Some records →
==========

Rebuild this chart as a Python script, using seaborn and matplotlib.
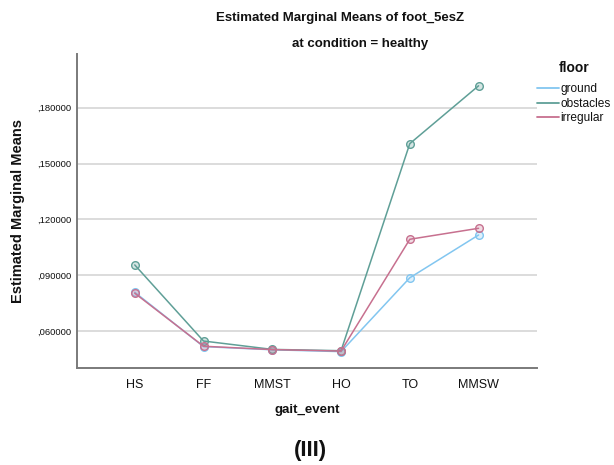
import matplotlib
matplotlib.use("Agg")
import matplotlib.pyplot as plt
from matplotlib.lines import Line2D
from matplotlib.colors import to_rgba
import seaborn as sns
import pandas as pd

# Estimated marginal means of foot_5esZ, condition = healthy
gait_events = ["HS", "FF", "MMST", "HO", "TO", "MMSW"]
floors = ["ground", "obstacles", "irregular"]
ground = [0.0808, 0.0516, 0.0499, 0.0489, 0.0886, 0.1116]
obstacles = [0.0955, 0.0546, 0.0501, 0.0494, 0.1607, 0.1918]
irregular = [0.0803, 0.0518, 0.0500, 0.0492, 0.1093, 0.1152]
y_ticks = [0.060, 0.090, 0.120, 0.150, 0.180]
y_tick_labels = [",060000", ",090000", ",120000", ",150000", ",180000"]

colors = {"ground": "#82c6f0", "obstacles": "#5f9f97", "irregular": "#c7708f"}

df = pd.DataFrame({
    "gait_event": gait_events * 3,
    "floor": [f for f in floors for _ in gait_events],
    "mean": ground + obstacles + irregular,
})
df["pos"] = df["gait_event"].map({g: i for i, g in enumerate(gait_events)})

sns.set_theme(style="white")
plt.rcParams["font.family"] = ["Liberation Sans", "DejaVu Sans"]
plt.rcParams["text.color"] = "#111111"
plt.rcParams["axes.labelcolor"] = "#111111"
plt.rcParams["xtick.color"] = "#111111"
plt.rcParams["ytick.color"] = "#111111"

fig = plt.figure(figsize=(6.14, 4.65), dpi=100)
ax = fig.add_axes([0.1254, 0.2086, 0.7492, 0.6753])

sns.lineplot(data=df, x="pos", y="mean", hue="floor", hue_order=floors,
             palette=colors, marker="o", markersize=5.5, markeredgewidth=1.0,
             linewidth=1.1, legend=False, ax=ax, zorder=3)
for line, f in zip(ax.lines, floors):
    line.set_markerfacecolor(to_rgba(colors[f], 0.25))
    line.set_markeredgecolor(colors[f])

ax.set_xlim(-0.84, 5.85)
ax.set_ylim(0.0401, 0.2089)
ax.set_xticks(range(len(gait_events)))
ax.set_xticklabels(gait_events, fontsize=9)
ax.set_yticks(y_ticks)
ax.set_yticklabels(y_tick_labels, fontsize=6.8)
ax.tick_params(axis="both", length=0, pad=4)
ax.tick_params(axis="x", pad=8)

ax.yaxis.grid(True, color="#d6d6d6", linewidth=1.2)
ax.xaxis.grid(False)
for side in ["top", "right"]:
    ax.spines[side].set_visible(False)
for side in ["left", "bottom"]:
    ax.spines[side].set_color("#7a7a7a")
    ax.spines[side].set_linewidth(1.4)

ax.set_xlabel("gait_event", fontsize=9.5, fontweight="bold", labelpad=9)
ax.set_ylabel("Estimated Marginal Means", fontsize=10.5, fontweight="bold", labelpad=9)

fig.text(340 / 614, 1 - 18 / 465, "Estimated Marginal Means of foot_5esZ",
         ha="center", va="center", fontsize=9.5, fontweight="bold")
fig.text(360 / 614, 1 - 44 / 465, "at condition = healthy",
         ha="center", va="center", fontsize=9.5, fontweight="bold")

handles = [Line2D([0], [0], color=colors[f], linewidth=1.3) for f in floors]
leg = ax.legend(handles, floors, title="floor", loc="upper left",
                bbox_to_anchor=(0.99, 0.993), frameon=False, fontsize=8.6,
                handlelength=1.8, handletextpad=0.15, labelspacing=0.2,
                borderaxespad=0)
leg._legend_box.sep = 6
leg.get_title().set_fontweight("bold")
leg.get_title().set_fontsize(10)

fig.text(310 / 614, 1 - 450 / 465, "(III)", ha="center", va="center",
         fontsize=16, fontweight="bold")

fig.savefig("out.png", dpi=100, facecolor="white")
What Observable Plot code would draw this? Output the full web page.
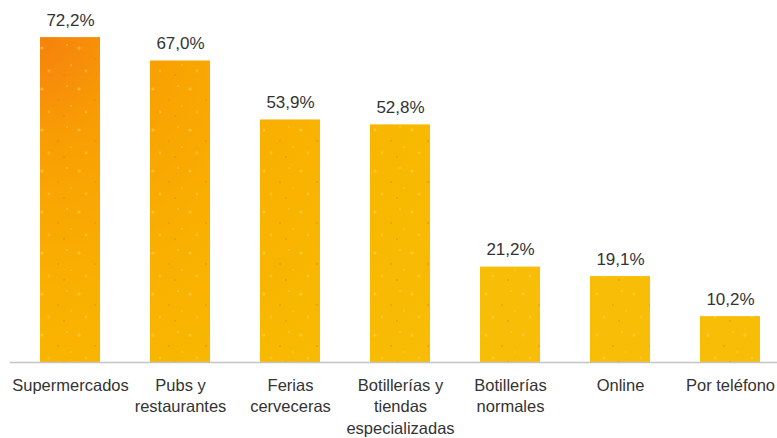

==========

SET TASK → From the top of the listing above, repeat each line exactly until you reach the line containing "import pandas as pd", and repeat that one too. Leave the pictures out.

RESULT OF THE EXERCISE →
Rebuild this chart as a Python script, using seaborn and matplotlib.
import matplotlib
matplotlib.use("Agg")
import matplotlib.pyplot as plt
from matplotlib.lines import Line2D
from matplotlib.colors import to_rgba
import seaborn as sns
import pandas as pd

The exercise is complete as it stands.